License to work where you live
It is perfectly reasonable for land-use and zoning regulations to take into consideration any “nuisances” that would reduce the quality of life or present a potential safety hazard to the area. However, this frequent justification can turn into a camel’s nose that allows local officials to restrict all sorts of economic activity, like home businesses. See the case of Chandler, Arizona’s Kim O’Neil, about whom C. Jarrett Dieterle and Shoshana Weissmann of the R Street Institute write:
For years she [ran her medical-billing company] out of leased office space, but when Ms. O’Neil’s father became ill in 2013 she moved the business to her home. After her father died in 2015, she continued to run the business out of her house, because she could fulfill her work obligations while caring for her elderly mother.
In the summer of 2016, Ms. O’Neil received a letter from the city of Chandler informing her that she was illegally operating a home-based business. She needed to apply for a permit within seven days or face action from the city government.

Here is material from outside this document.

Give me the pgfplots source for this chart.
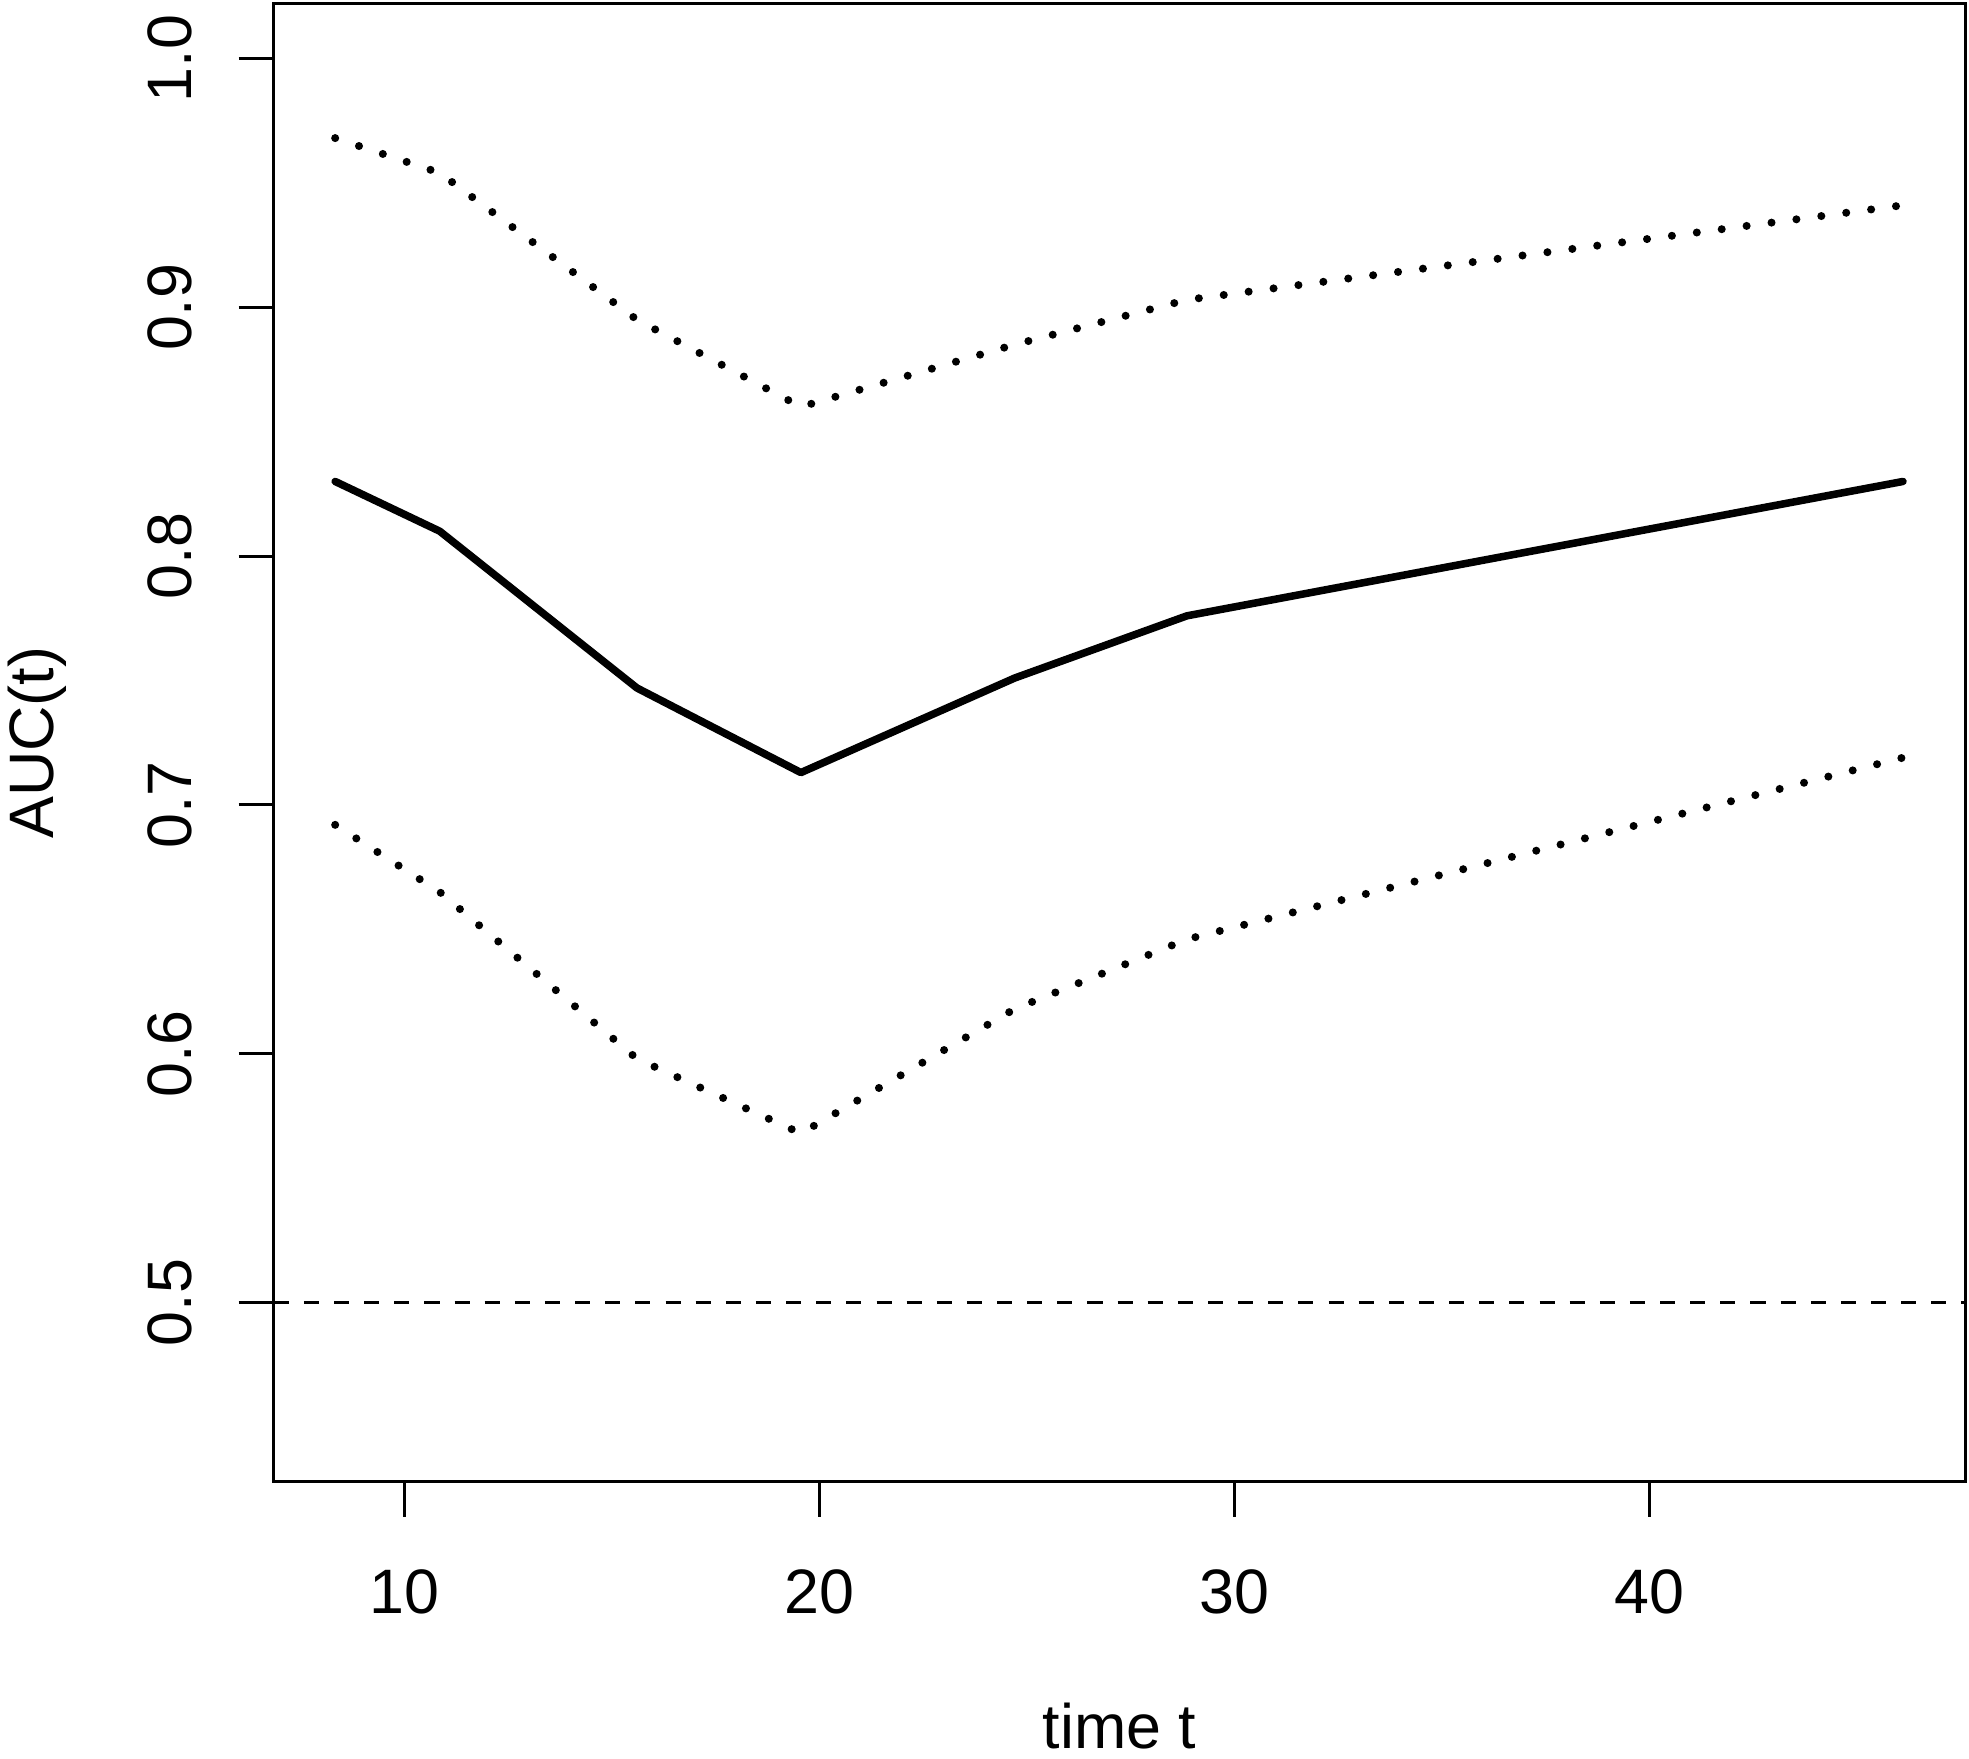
\documentclass[border=0pt]{standalone}
\usepackage{pgfplots}
\pgfplotsset{compat=1.18}
\usepackage{fontspec}
\setmainfont{Liberation Sans}
\begin{document}
\begin{tikzpicture}
\useasboundingbox (0,0) rectangle (392pt,350pt);
\begin{axis}[
  at={(54.5pt,55pt)}, anchor=south west,
  scale only axis, width=336.75pt, height=294.25pt,
  xmin=6.85, xmax=47.6, ymin=0.428, ymax=1.022,
  xtick={10,20,30,40}, xticklabels={10,20,30,40},
  ytick={0.5,0.6,0.7,0.8,0.9,1.0}, yticklabels={0.5,0.6,0.7,0.8,0.9,1.0},
  xtick pos=lower, ytick pos=left,
  tick align=outside, major tick length=7pt,
  axis line style={line width=0.6pt},
  every tick/.style={black, line width=0.6pt},
  font=\fontsize{12.5}{15}\selectfont,
  /pgf/number format/assume math mode=true,
  xticklabel style={anchor=center, yshift=-15pt},
  yticklabel style={rotate=90, anchor=center, yshift=13.75pt},
  xlabel={time t}, ylabel={AUC(t)},
  xlabel style={at={(axis description cs:0.5,-0.165)}, anchor=center},
  ylabel style={at={(axis description cs:-0.1396,0.5)}, anchor=center, rotate=0},
  clip=false,
]
\addplot[black, line width=0.75pt, dash pattern=on 3pt off 3pt] coordinates {(6.85,0.5) (47.6,0.5)};
\addplot[black, line width=1.5pt, line join=round, line cap=round] coordinates {
(8.33,0.830) (10.85,0.810) (15.6,0.747) (19.55,0.713) (24.7,0.751) (28.85,0.776) (46.1,0.830)};
\addplot[black, line width=1.6pt, line cap=round, dash pattern=on 0pt off 5pt] coordinates {
(8.33,0.968) (10.85,0.954) (15.6,0.895) (19.55,0.860) (24.7,0.885) (28.85,0.903) (46.1,0.941)};
\addplot[black, line width=1.6pt, line cap=round, dash pattern=on 0pt off 5pt] coordinates {
(8.33,0.692) (10.85,0.665) (15.6,0.598) (19.55,0.568) (24.7,0.618) (28.85,0.646) (46.1,0.719)};
\end{axis}
\end{tikzpicture}
\end{document}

Chandler then insisted she jump through regulatory hoops that seem onerous even for a more traditional business location.
They [city officials] told Ms. O’Neil that her three employees were not allowed to work on-site, though they parked in her driveway and didn’t cause traffic concerns. Eventually, in an attempt to appease city officials, Ms. O’Neil instructed her employees to work from their own residences rather than her home.
City officials were still unmoved. They informed Ms. O’Neil that she would have to build a parking facility, submit architectural drawings of her home, and obtain approval from every neighbor within 600 feet. Doing so would have been expensive, but that wasn’t all. The city even suggested Ms. O’Neil might have to attend monthly meetings with city officials.
Ultimately, O’Neil shut down her business, calling the ordeal “one of the most stressful experiences of my life.”
Unfortunately, O’Neil’s case is hardly unique: .
Officials in Cobb County, Ga., temporarily shut down a videogame blogger whose primary business activity was uploading YouTube videos from his house. A record producer in Nashville, Tenn., who ran a recording studio out of his garage received a cease-and-desist letter from the city, though none of his neighbors had complained. Phoenix refused to grant a permit to a yoga instructor who hoped to teach small classes at her house.